Extracted records>

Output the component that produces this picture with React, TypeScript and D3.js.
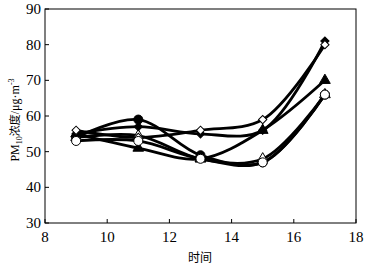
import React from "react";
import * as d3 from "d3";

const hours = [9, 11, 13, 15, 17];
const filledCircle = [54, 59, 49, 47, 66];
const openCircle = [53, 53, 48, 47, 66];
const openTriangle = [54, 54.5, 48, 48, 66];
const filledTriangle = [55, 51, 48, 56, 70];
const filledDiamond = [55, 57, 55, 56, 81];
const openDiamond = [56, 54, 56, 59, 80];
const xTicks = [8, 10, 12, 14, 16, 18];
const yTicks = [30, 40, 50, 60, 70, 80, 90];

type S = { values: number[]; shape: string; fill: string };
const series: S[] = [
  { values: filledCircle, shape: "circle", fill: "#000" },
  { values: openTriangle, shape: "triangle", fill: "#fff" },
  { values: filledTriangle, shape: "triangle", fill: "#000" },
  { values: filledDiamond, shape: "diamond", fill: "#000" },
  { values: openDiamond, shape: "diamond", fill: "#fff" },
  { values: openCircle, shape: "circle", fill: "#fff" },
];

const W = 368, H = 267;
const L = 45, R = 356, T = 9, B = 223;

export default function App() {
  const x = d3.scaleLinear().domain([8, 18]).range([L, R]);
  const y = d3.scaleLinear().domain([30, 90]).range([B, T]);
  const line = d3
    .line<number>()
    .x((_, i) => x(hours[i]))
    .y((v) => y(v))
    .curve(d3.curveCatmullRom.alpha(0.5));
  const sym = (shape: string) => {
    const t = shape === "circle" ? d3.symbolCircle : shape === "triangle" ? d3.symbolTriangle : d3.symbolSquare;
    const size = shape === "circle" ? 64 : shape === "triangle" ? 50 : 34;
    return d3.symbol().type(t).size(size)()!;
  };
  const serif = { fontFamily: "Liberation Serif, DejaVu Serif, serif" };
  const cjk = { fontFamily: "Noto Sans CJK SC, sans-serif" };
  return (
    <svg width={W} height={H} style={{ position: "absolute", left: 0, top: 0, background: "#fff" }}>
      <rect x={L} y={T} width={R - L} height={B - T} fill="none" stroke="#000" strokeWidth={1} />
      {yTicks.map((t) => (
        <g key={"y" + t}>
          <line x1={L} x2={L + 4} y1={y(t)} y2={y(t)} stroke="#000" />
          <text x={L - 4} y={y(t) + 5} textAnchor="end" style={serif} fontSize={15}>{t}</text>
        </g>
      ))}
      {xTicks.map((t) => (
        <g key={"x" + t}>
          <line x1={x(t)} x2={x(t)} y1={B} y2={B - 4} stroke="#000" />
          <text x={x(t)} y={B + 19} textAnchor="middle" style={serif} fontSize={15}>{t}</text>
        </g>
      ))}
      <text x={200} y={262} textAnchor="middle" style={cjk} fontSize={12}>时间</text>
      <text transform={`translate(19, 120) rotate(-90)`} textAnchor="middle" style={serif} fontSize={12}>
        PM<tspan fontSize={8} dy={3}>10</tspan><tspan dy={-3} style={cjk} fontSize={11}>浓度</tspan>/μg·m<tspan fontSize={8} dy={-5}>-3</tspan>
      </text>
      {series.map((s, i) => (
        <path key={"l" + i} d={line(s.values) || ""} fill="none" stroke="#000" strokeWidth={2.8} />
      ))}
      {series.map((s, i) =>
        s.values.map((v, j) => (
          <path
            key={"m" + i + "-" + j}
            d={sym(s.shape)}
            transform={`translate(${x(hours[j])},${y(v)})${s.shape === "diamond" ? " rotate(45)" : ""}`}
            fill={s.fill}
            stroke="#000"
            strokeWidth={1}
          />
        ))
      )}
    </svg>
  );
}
---
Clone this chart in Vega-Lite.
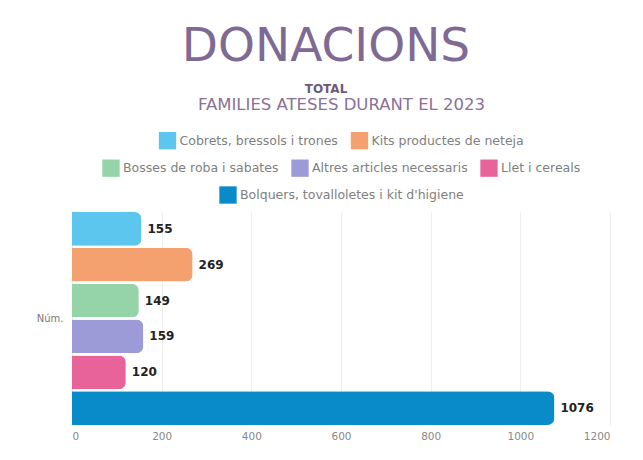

What you need to do>
Show, from the listing above, each line that contains the word "this".

Response>
Output the component that produces this picture with React, TypeScript and D3.js.
Clone this chart in Vega-Lite.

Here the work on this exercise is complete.